Meskipun filsafat merupakan sebuah metode berpikir yang berbeda dengan metode berpikir sehari-hari, namun tetap memerlukan basis material yang mendasarinya. Filsafat tidak akan muncul apabila kita tidak memiliki kebutuhan dasar seperti makanan, air, dan tempat tinggal yang memadai. Karena itu, kita harus memenuhi kebutuhan material dasar agar dapat mengembangkan pemikiran filosofis yang lebih mendalam. Dalam filsafat, kita mempertanyakan dan merenungkan hal-hal yang bersifat abstrak, seperti arti kehidupan, hakikat manusia, dan konsep kebenaran. Namun, pemikiran filosofis tersebut juga dipengaruhi oleh pengalaman kita dalam menghadapi realitas material yang kita hadapi sehari-hari. Tanpa adanya pengalaman-pengalaman tersebut, filsafat hanya akan menjadi wacana kosong yang tidak memiliki landasan yang kuat. Sebaliknya, dengan memperhatikan kebutuhan material kita, filsafat dapat membantu kita untuk mencari solusi dalam menghadapi persoalan-persoalan kehidupan.

Filsafat adalah bentuk ekspresi intelektual atau kebenaran pada suatu masa, karena munculnya filsafat selalu terkait dengan perkembangan sosial, ekonomi, dan politik suatu masyarakat. Disisi lain, filsafat tidak dapat dipisahkan dari moda produksi yang ada pada suatu periode sejarah umat manusia. Moda produksi yang berkembang pada suatu masa dapat mempengaruhi pemikiran filosofis yang muncul pada masa tersebut. Sebagai contoh, pada zaman feodalisme, pemikiran filosofis yang dominan adalah filsafat reaksioner yang menekankan pada kepatuhan terhadap aturan dan tradisi. Hal ini terkait dengan sistem produksi feodal yang bersifat statis dan hierarkis. Sementara itu, dalam perkembangan awal dari sistem produksi kapitalis, filsafat yang muncul menjadi lebih progresif dan menekankan pada kebebasan individu dan rasionalitas. Artinya, filsafat sangat dipengaruhi oleh perkembangan moda produksi pada suatu masa. Filsafat juga sangat memainkan peran penting dalam mengubah cara berpikir dan bertindak suatu masyarakat, sehingga mempengaruhi perkembangan moda produksi ke tahap yang lebih tinggi. Dalam kesimpulannya, hubungan antara filsafat dan moda produksi sangat erat dan tidak bisa dipisahkan satu sama lain.
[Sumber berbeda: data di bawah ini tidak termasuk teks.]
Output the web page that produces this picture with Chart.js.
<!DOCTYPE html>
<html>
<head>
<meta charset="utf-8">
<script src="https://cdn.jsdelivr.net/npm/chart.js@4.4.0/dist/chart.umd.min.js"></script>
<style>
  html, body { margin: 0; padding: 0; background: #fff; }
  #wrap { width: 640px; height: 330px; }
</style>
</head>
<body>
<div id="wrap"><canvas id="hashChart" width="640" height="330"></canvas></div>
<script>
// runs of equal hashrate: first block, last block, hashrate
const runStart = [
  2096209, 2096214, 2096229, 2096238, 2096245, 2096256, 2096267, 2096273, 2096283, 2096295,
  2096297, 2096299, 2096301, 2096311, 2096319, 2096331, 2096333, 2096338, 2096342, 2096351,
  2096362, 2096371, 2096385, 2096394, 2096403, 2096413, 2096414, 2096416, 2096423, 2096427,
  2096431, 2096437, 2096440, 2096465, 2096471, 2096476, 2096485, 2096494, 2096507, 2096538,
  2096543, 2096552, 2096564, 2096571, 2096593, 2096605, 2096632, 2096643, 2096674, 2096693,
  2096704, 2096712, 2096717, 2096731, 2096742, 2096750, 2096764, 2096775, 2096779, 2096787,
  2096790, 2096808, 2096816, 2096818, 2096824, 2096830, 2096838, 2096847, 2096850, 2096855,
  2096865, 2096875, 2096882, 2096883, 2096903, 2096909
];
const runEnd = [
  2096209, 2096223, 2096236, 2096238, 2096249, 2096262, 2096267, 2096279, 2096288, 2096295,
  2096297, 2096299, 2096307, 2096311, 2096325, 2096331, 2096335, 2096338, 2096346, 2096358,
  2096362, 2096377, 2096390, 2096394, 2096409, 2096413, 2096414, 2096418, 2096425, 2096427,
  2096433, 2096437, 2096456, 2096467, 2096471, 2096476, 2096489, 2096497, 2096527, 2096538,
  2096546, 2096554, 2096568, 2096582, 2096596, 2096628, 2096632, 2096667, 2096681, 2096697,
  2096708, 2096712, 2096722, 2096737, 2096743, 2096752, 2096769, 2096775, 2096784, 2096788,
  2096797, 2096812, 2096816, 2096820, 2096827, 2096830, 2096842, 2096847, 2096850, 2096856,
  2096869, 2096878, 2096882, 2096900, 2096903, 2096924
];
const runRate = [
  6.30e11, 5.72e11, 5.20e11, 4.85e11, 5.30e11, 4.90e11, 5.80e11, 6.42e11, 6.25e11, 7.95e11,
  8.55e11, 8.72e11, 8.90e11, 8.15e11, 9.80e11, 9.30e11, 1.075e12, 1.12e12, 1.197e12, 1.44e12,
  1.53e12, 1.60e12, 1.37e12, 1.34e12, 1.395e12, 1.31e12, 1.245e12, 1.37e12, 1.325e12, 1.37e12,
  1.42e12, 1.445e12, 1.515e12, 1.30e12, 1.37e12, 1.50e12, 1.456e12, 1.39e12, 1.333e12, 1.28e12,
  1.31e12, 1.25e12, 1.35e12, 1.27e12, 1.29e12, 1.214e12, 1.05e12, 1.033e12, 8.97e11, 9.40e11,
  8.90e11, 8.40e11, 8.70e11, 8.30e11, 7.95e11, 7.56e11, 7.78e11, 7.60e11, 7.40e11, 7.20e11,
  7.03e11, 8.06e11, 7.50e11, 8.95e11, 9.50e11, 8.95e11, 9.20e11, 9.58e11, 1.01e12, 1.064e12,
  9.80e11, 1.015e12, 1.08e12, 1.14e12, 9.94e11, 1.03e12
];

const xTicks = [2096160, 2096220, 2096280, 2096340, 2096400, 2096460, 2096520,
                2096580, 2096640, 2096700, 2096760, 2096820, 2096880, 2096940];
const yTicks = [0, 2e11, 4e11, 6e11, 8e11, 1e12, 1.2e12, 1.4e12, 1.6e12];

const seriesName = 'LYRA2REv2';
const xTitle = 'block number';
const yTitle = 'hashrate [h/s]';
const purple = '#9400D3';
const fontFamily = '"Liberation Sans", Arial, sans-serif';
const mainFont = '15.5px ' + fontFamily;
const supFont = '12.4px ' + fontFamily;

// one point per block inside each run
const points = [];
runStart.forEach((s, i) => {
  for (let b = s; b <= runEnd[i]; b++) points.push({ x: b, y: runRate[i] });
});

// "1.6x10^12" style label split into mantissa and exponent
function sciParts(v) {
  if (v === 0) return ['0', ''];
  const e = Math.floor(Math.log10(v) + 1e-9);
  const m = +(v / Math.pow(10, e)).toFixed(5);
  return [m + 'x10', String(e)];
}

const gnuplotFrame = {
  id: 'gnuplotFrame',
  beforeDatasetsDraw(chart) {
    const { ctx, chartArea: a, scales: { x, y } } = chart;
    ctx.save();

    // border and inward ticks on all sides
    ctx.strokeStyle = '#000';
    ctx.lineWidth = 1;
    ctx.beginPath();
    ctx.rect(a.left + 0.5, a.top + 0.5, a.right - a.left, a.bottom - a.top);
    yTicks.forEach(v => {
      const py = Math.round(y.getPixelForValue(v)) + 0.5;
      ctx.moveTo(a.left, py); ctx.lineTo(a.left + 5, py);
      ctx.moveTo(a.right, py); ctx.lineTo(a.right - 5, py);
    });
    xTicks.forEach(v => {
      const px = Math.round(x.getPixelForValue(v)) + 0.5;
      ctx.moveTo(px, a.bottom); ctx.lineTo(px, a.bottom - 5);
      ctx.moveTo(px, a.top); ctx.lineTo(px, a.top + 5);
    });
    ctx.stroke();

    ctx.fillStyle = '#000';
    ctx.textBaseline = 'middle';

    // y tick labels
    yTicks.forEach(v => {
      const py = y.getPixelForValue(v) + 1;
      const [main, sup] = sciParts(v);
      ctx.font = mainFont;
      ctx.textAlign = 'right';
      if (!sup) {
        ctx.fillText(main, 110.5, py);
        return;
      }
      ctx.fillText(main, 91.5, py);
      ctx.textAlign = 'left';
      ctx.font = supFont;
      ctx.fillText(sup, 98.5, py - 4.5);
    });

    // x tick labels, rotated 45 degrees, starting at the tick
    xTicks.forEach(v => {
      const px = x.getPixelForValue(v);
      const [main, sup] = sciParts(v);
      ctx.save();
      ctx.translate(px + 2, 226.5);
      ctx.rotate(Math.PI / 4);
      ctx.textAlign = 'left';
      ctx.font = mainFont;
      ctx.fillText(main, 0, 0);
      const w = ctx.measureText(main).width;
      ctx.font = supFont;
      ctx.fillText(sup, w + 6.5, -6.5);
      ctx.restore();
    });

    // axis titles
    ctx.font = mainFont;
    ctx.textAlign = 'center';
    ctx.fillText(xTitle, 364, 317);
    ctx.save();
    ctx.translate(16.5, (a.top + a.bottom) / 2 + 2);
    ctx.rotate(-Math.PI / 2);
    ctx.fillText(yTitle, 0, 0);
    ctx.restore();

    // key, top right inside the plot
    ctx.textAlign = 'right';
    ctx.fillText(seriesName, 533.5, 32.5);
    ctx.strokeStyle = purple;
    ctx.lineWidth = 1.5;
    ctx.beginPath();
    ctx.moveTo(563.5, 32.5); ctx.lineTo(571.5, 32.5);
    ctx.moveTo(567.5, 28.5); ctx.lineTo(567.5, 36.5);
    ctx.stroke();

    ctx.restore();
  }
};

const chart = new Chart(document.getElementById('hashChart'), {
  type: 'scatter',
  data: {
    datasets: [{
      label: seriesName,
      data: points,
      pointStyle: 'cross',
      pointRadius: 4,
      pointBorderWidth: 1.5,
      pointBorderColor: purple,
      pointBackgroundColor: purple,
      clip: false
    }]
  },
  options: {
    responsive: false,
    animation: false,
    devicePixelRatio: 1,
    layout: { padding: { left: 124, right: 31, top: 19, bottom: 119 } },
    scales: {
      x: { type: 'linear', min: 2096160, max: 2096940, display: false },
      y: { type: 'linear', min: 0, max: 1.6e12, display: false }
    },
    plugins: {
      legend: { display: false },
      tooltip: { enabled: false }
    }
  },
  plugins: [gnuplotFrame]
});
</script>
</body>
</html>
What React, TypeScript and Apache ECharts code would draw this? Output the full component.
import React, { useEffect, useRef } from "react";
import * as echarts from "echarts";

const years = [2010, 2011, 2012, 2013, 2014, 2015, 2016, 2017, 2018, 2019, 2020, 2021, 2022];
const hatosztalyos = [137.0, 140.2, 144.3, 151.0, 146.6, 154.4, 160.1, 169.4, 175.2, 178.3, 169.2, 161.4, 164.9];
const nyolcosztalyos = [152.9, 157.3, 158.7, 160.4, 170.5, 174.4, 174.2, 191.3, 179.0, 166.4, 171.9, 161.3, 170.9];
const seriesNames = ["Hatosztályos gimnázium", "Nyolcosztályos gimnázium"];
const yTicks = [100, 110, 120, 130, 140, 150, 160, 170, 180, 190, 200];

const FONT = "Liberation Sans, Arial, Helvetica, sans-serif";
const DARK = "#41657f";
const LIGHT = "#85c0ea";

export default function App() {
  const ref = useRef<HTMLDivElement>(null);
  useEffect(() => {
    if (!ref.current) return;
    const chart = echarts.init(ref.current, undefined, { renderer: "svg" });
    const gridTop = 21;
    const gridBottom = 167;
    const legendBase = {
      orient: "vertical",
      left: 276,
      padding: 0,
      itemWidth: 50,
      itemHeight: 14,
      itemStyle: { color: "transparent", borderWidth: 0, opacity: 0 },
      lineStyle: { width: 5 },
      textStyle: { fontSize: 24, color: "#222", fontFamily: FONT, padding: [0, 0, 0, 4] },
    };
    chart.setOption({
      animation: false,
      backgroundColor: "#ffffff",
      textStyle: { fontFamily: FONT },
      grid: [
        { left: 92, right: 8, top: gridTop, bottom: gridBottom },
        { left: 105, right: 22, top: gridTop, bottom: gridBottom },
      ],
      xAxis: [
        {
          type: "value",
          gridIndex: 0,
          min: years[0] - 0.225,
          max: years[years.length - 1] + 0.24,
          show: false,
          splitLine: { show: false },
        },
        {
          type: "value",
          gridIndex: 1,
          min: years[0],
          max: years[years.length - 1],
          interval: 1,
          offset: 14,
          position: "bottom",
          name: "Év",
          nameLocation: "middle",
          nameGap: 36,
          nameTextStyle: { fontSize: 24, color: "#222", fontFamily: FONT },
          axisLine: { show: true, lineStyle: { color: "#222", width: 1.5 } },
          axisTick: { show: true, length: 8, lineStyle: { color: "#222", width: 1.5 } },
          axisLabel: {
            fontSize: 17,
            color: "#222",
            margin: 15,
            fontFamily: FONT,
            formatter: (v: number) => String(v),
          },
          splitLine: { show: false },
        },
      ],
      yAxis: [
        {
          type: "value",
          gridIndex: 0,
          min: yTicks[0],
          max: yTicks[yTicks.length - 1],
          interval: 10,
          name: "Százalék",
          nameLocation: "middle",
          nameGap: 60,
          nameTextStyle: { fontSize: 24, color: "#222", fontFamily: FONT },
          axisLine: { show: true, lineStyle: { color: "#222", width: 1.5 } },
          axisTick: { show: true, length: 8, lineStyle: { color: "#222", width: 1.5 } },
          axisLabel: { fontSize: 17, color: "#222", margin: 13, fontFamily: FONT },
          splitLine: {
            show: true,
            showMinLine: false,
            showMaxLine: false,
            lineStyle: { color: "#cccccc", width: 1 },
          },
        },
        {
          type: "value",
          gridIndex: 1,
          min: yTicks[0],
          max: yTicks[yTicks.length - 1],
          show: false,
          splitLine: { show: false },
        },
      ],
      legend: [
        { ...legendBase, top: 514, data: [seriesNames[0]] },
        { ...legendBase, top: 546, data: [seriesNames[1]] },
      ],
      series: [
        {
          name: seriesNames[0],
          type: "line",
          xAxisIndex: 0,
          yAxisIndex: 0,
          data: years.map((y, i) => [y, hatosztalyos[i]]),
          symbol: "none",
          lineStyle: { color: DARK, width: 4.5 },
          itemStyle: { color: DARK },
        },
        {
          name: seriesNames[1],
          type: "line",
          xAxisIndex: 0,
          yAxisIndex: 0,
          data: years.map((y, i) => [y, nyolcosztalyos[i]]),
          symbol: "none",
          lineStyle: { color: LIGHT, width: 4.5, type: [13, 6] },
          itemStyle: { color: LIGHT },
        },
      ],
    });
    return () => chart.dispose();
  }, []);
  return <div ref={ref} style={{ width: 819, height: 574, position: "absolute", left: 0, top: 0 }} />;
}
Revolusi neolitik adalah titik awal dari perkembangan awal dari filsafat. Revolusi neolitik tidak hanya memungkinkan manusia untuk mengembangkan masyarakat yang lebih kompleks, tetapi juga memungkinkan perkembangan awal dari filsafat yang terus berkembang seiring dengan perkembangan masyarakat dan teknologi. Hal ini disebabkan karena perubahan yang terjadi pada masa itu menandai transisi manusia dari kehidupan nomaden menjadi pemukiman tetap. Perubahan ini memungkinkan manusia untuk mengembangkan sistem pertanian dan peternakan yang lebih efisien, yang pada gilirannya memungkinkan mereka untuk menetap dan membentuk masyarakat yang lebih kompleks. Dalam lingkup masyarakat yang lebih besar, manusia mulai mempertanyakan hakikat keberadaan mereka dan hubungan mereka dengan alam sekitar. Pertanyaan-pertanyaan ini menjadi dasar dari perkembangan awal dari filsafat. Pada saat itu, kepercayaan religius dan mitos masih menjadi dasar pemikiran manusia, namun kemunculan filosofi Yunani kuno menandakan transisi ke era pemikiran rasional yang lebih maju.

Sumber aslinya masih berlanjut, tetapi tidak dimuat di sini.